╭──

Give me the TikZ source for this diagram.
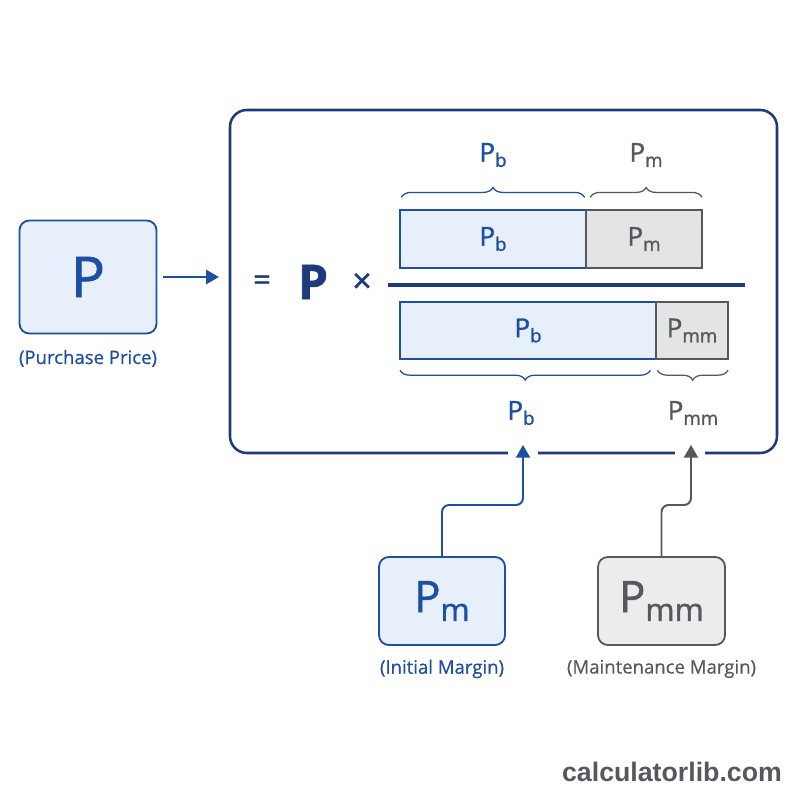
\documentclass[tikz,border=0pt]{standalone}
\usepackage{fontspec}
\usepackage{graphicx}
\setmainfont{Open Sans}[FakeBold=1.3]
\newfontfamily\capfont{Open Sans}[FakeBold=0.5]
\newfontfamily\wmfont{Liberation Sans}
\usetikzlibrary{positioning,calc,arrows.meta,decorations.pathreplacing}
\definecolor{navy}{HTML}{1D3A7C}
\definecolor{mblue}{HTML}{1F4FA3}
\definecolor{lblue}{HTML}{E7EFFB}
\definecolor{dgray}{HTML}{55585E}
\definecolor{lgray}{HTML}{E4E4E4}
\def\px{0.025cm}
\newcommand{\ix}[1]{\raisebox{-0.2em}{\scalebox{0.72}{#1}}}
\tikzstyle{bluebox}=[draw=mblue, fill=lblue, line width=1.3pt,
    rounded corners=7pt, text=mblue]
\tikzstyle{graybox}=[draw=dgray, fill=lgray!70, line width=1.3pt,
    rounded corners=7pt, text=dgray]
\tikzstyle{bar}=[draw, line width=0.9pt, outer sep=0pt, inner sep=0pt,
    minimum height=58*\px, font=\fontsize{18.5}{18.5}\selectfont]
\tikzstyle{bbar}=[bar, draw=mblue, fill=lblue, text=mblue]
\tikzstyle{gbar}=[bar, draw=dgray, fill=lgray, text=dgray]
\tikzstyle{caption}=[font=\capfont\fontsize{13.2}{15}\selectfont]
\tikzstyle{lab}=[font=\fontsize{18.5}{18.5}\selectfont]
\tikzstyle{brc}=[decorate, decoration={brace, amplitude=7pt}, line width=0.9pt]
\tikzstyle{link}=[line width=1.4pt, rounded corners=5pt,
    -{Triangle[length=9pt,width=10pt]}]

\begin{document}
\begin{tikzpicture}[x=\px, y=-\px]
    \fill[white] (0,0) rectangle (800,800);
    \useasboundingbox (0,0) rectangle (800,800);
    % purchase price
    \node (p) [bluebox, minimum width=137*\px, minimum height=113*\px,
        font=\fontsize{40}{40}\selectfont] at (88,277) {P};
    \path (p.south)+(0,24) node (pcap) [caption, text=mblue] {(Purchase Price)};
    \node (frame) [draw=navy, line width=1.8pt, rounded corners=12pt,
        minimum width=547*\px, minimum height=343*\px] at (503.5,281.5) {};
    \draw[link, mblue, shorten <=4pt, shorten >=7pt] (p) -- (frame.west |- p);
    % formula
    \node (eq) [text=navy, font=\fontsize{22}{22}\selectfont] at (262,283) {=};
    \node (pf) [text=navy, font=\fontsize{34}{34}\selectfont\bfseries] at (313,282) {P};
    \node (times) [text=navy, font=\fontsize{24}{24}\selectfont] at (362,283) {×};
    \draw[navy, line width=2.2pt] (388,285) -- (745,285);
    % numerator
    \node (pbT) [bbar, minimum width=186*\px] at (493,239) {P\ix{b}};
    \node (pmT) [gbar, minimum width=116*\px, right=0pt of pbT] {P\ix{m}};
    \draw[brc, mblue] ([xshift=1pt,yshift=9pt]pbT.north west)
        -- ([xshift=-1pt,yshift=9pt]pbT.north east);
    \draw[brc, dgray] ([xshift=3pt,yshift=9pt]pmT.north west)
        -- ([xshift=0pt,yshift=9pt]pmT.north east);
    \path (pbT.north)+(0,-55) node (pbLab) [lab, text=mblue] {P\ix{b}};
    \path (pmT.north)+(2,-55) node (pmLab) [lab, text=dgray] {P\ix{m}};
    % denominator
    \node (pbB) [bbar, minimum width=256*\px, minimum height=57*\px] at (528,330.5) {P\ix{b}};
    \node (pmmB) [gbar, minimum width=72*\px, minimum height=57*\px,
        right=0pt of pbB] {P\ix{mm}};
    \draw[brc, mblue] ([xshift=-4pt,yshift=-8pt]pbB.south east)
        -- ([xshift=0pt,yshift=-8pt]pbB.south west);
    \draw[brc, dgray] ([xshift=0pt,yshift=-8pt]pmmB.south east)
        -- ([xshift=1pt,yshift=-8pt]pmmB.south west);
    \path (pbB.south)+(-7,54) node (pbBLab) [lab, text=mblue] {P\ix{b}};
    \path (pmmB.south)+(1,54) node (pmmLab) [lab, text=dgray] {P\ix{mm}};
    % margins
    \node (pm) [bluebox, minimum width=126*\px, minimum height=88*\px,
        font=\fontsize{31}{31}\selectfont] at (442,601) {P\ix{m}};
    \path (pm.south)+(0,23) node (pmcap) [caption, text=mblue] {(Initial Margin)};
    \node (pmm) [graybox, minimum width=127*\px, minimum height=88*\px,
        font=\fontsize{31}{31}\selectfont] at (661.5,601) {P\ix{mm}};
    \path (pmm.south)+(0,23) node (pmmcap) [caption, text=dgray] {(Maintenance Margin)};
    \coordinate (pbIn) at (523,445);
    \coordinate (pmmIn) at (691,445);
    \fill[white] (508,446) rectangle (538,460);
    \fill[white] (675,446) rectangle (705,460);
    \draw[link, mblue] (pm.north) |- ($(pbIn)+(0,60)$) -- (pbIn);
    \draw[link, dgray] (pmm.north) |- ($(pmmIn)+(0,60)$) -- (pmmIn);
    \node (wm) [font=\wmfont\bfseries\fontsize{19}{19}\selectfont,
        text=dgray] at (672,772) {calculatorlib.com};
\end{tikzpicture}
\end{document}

╰──

> **Goal**: Print the listing above in full, exactly as written. Omit any pictures.

> **Response**:
Give me the TikZ source for this diagram.
\documentclass[tikz,border=0pt]{standalone}
\usepackage{fontspec}
\usepackage{graphicx}
\setmainfont{Open Sans}[FakeBold=1.3]
\newfontfamily\capfont{Open Sans}[FakeBold=0.5]
\newfontfamily\wmfont{Liberation Sans}
\usetikzlibrary{positioning,calc,arrows.meta,decorations.pathreplacing}
\definecolor{navy}{HTML}{1D3A7C}
\definecolor{mblue}{HTML}{1F4FA3}
\definecolor{lblue}{HTML}{E7EFFB}
\definecolor{dgray}{HTML}{55585E}
\definecolor{lgray}{HTML}{E4E4E4}
\def\px{0.025cm}
\newcommand{\ix}[1]{\raisebox{-0.2em}{\scalebox{0.72}{#1}}}
\tikzstyle{bluebox}=[draw=mblue, fill=lblue, line width=1.3pt,
    rounded corners=7pt, text=mblue]
\tikzstyle{graybox}=[draw=dgray, fill=lgray!70, line width=1.3pt,
    rounded corners=7pt, text=dgray]
\tikzstyle{bar}=[draw, line width=0.9pt, outer sep=0pt, inner sep=0pt,
    minimum height=58*\px, font=\fontsize{18.5}{18.5}\selectfont]
\tikzstyle{bbar}=[bar, draw=mblue, fill=lblue, text=mblue]
\tikzstyle{gbar}=[bar, draw=dgray, fill=lgray, text=dgray]
\tikzstyle{caption}=[font=\capfont\fontsize{13.2}{15}\selectfont]
\tikzstyle{lab}=[font=\fontsize{18.5}{18.5}\selectfont]
\tikzstyle{brc}=[decorate, decoration={brace, amplitude=7pt}, line width=0.9pt]
\tikzstyle{link}=[line width=1.4pt, rounded corners=5pt,
    -{Triangle[length=9pt,width=10pt]}]

\begin{document}
\begin{tikzpicture}[x=\px, y=-\px]
    \fill[white] (0,0) rectangle (800,800);
    \useasboundingbox (0,0) rectangle (800,800);
    % purchase price
    \node (p) [bluebox, minimum width=137*\px, minimum height=113*\px,
        font=\fontsize{40}{40}\selectfont] at (88,277) {P};
    \path (p.south)+(0,24) node (pcap) [caption, text=mblue] {(Purchase Price)};
    \node (frame) [draw=navy, line width=1.8pt, rounded corners=12pt,
        minimum width=547*\px, minimum height=343*\px] at (503.5,281.5) {};
    \draw[link, mblue, shorten <=4pt, shorten >=7pt] (p) -- (frame.west |- p);
    % formula
    \node (eq) [text=navy, font=\fontsize{22}{22}\selectfont] at (262,283) {=};
    \node (pf) [text=navy, font=\fontsize{34}{34}\selectfont\bfseries] at (313,282) {P};
    \node (times) [text=navy, font=\fontsize{24}{24}\selectfont] at (362,283) {×};
    \draw[navy, line width=2.2pt] (388,285) -- (745,285);
    % numerator
    \node (pbT) [bbar, minimum width=186*\px] at (493,239) {P\ix{b}};
    \node (pmT) [gbar, minimum width=116*\px, right=0pt of pbT] {P\ix{m}};
    \draw[brc, mblue] ([xshift=1pt,yshift=9pt]pbT.north west)
        -- ([xshift=-1pt,yshift=9pt]pbT.north east);
    \draw[brc, dgray] ([xshift=3pt,yshift=9pt]pmT.north west)
        -- ([xshift=0pt,yshift=9pt]pmT.north east);
    \path (pbT.north)+(0,-55) node (pbLab) [lab, text=mblue] {P\ix{b}};
    \path (pmT.north)+(2,-55) node (pmLab) [lab, text=dgray] {P\ix{m}};
    % denominator
    \node (pbB) [bbar, minimum width=256*\px, minimum height=57*\px] at (528,330.5) {P\ix{b}};
    \node (pmmB) [gbar, minimum width=72*\px, minimum height=57*\px,
        right=0pt of pbB] {P\ix{mm}};
    \draw[brc, mblue] ([xshift=-4pt,yshift=-8pt]pbB.south east)
        -- ([xshift=0pt,yshift=-8pt]pbB.south west);
    \draw[brc, dgray] ([xshift=0pt,yshift=-8pt]pmmB.south east)
        -- ([xshift=1pt,yshift=-8pt]pmmB.south west);
    \path (pbB.south)+(-7,54) node (pbBLab) [lab, text=mblue] {P\ix{b}};
    \path (pmmB.south)+(1,54) node (pmmLab) [lab, text=dgray] {P\ix{mm}};
    % margins
    \node (pm) [bluebox, minimum width=126*\px, minimum height=88*\px,
        font=\fontsize{31}{31}\selectfont] at (442,601) {P\ix{m}};
    \path (pm.south)+(0,23) node (pmcap) [caption, text=mblue] {(Initial Margin)};
    \node (pmm) [graybox, minimum width=127*\px, minimum height=88*\px,
        font=\fontsize{31}{31}\selectfont] at (661.5,601) {P\ix{mm}};
    \path (pmm.south)+(0,23) node (pmmcap) [caption, text=dgray] {(Maintenance Margin)};
    \coordinate (pbIn) at (523,445);
    \coordinate (pmmIn) at (691,445);
    \fill[white] (508,446) rectangle (538,460);
    \fill[white] (675,446) rectangle (705,460);
    \draw[link, mblue] (pm.north) |- ($(pbIn)+(0,60)$) -- (pbIn);
    \draw[link, dgray] (pmm.north) |- ($(pmmIn)+(0,60)$) -- (pmmIn);
    \node (wm) [font=\wmfont\bfseries\fontsize{19}{19}\selectfont,
        text=dgray] at (672,772) {calculatorlib.com};
\end{tikzpicture}
\end{document}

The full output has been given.